**Task requirements:** Search the records for "this". Copy every line where it appears.

**Provided information:**
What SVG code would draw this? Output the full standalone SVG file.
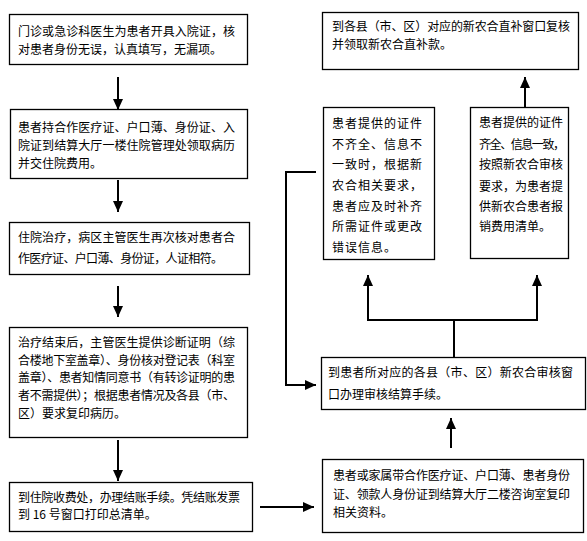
<svg xmlns="http://www.w3.org/2000/svg" width="587" height="541" viewBox="0 0 587 541">
<defs>
<marker id="ah" markerUnits="userSpaceOnUse" markerWidth="12" markerHeight="12" viewBox="0 0 12 12" refX="11" refY="6" orient="auto">
<path d="M0,1 L11,6 L0,11 Z" fill="#000"/>
</marker>
<style>
.box{fill:#fff;stroke:#000;stroke-width:1.3}
.t{font-family:"Noto Sans CJK SC","Noto Sans CJK JP",sans-serif;font-size:12px;fill:#000}
.ls{letter-spacing:1px}
.c{fill:none;stroke:#000;stroke-width:2}
.a{fill:none;stroke:#000;stroke-width:2;marker-end:url(#ah)}
</style>
</defs>
<rect width="587" height="541" fill="#fff"/>

<g id="n1">
<rect class="box" x="9.5" y="14.5" width="238" height="50"/>
<text class="t" x="18" y="36" textLength="217" lengthAdjust="spacing">门诊或急诊科医生为患者开具入院证，核</text>
<text class="t" x="18" y="54">对患者身份无误，认真填写，无漏项。</text>
</g>
<g id="n2">
<rect class="box" x="10.5" y="109.5" width="237" height="69"/>
<text class="t" x="18" y="132" textLength="217" lengthAdjust="spacing">患者持合作医疗证、户口薄、身份证、入</text>
<text class="t" x="18" y="150" textLength="217" lengthAdjust="spacing">院证到结算大厅一楼住院管理处领取病历</text>
<text class="t" x="18" y="168">并交住院费用。</text>
</g>
<g id="n3">
<rect class="box" x="9.5" y="222.5" width="240" height="52"/>
<text class="t" x="18" y="242" textLength="217" lengthAdjust="spacing">住院治疗，病区主管医生再次核对患者合</text>
<text class="t" x="18" y="263" textLength="205" lengthAdjust="spacing">作医疗证、户口薄、身份证，人证相符。</text>
</g>
<g id="n4">
<rect class="box" x="9.5" y="327.5" width="238" height="110"/>
<text class="t" x="18" y="347" textLength="217" lengthAdjust="spacing">治疗结束后，主管医生提供诊断证明（综</text>
<text class="t" x="18" y="365" textLength="217" lengthAdjust="spacing">合楼地下室盖章）、身份核对登记表（科室</text>
<text class="t" x="18" y="382" textLength="217" lengthAdjust="spacing">盖章）、患者知情同意书（有转诊证明的患</text>
<text class="t" x="18" y="400" textLength="217" lengthAdjust="spacing">者不需提供）；根据患者情况及各县（市、</text>
<text class="t" x="18" y="418">区）要求复印病历。</text>
</g>
<g id="n5">
<rect class="box" x="9.5" y="482.5" width="243" height="49"/>
<text class="t" x="18" y="502" textLength="222" lengthAdjust="spacing">到住院收费处，办理结账手续。凭结账发票</text>
<text class="t" x="18" y="519">到 16 号窗口打印总清单。</text>
</g>
<g id="n6">
<rect class="box" x="322.5" y="12.5" width="256" height="57"/>
<text class="t" x="332" y="31" textLength="238" lengthAdjust="spacing">到各县（市、区）对应的新农合直补窗口复核</text>
<text class="t" x="332" y="49">并领取新农合直补款。</text>
</g>
<g id="n7">
<rect class="box" x="323.5" y="107.5" width="111" height="152"/>
<text class="t ls" x="332" y="128">患者提供的证件</text>
<text class="t ls" x="332" y="149">不齐全、信息不</text>
<text class="t ls" x="332" y="169">一致时，根据新</text>
<text class="t ls" x="332" y="190">农合相关要求，</text>
<text class="t ls" x="332" y="211">患者应及时补齐</text>
<text class="t ls" x="332" y="231">所需证件或更改</text>
<text class="t ls" x="332" y="252">错误信息。</text>
</g>
<g id="n8">
<rect class="box" x="470.5" y="107.5" width="98" height="151"/>
<text class="t" x="479" y="127">患者提供的证件</text>
<text class="t" x="479" y="149" textLength="86" lengthAdjust="spacing">齐全、信息一致，</text>
<text class="t" x="479" y="169">按照新农合审核</text>
<text class="t" x="479" y="191">要求，为患者提</text>
<text class="t" x="479" y="211">供新农合患者报</text>
<text class="t" x="479" y="231">销费用清单。</text>
</g>
<g id="n9">
<rect class="box" x="321.5" y="357.5" width="264" height="52"/>
<text class="t" x="328" y="377" textLength="245" lengthAdjust="spacing">到患者所对应的各县（市、区）新农合审核窗</text>
<text class="t" x="328" y="399">口办理审核结算手续。</text>
</g>
<g id="n10">
<rect class="box" x="322.5" y="459.5" width="261" height="73"/>
<text class="t" x="333" y="480" textLength="237" lengthAdjust="spacing">患者或家属带合作医疗证、户口薄、患者身份</text>
<text class="t" x="333" y="499" textLength="237" lengthAdjust="spacing">证、领款人身份证到结算大厅二楼咨询室复印</text>
<text class="t" x="333" y="517">相关资料。</text>
</g>

<g id="connectors">
<line class="a" x1="118" y1="77" x2="118" y2="110"/>
<line class="a" x1="118" y1="180" x2="118" y2="212"/>
<line class="a" x1="118" y1="286" x2="118" y2="317"/>
<line class="a" x1="118" y1="440" x2="118" y2="481"/>
<polyline class="a" points="316,172 286,172 286,385 316,385"/>
<line class="a" x1="260" y1="507" x2="314" y2="507"/>
<line class="a" x1="451" y1="448" x2="451" y2="418"/>
<line class="c" x1="454" y1="357" x2="454" y2="320"/>
<line class="c" x1="367" y1="320" x2="538" y2="320"/>
<line class="a" x1="368" y1="320" x2="368" y2="275"/>
<line class="a" x1="537" y1="320" x2="537" y2="275"/>
<line class="a" x1="525" y1="107" x2="525" y2="77"/>
</g>
</svg>
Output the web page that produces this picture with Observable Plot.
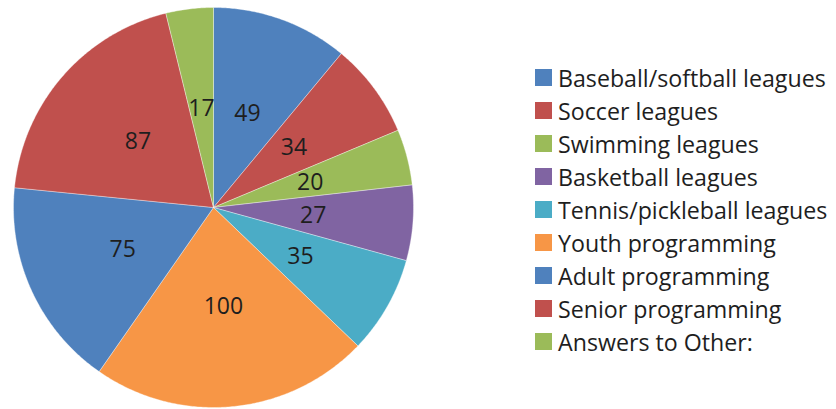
<!DOCTYPE html>
<html>
<head>
<meta charset="utf-8">
<script src="https://cdn.jsdelivr.net/npm/d3@7"></script>
<script src="https://cdn.jsdelivr.net/npm/@observablehq/plot@0.6"></script>
<style>
  html, body { margin: 0; padding: 0; background: #fff; }
  #wrap { position: relative; width: 836px; height: 409px; overflow: hidden; }
  #legend { position: absolute; left: 535px; top: 61px; font-family: "Open Sans", Lato, sans-serif; font-size: 23.2px; color: #1e1e1e; }
  .item { display: flex; align-items: center; height: 33px; white-space: nowrap; }
  .sw { width: 17px; height: 17px; margin-right: 6px; flex: none; }
</style>
</head>
<body>
<div id="wrap"><div id="chart"></div><div id="legend"></div></div>
<script>
const categories = ["Baseball/softball leagues", "Soccer leagues", "Swimming leagues", "Basketball leagues", "Tennis/pickleball leagues", "Youth programming", "Adult programming", "Senior programming", "Answers to Other:"];
const values = [49, 34, 20, 27, 35, 100, 75, 87, 17];
const colors = ["#4F81BD", "#C0504D", "#9BBB59", "#8064A2", "#4BACC6", "#F79646", "#4F81BD", "#C0504D", "#9BBB59"];

const total = d3.sum(values);
const polys = [];
const labels = [];
let acc = 0;
categories.forEach((c, i) => {
  const a0 = acc / total * 2 * Math.PI;
  acc += values[i];
  const a1 = acc / total * 2 * Math.PI;
  polys.push({cat: c, x: 0, y: 0});
  const n = Math.max(2, Math.ceil((a1 - a0) / (Math.PI / 360)));
  for (let k = 0; k <= n; k++) {
    const a = a0 + (a1 - a0) * k / n;
    polys.push({cat: c, x: Math.sin(a), y: Math.cos(a)});
  }
  polys.push({cat: c, x: 0, y: 0});
  const m = (a0 + a1) / 2;
  labels.push({cat: c, v: values[i], x: 0.5 * Math.sin(m), y: 0.5 * Math.cos(m)});
});

const plot = Plot.plot({
  width: 836,
  height: 409,
  marginLeft: 13,
  marginRight: 423,
  marginTop: 7,
  marginBottom: 2,
  x: {domain: [-1, 1], axis: null},
  y: {domain: [-1, 1], axis: null},
  color: {domain: categories, range: colors},
  style: {fontFamily: "'Open Sans', Lato, sans-serif", background: "#fff"},
  marks: [
    Plot.line(polys, {x: "x", y: "y", z: "cat", fill: "cat", stroke: "#ffffff", strokeWidth: 0.6, strokeOpacity: 0.6, curve: "linear"}),
    Plot.text(labels, {x: "x", y: "y", text: d => String(d.v), fontSize: 23, fill: "#1e1e1e"})
  ]
});
document.getElementById("chart").appendChild(plot);

const lg = document.getElementById("legend");
categories.forEach((c, i) => {
  const it = document.createElement("div");
  it.className = "item";
  const sw = document.createElement("span");
  sw.className = "sw";
  sw.style.background = colors[i];
  const t = document.createElement("span");
  t.textContent = c;
  it.appendChild(sw);
  it.appendChild(t);
  lg.appendChild(it);
});
</script>
</body>
</html>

**Solution:**
What SVG code would draw this? Output the full standalone SVG file.
Output the web page that produces this picture with Observable Plot.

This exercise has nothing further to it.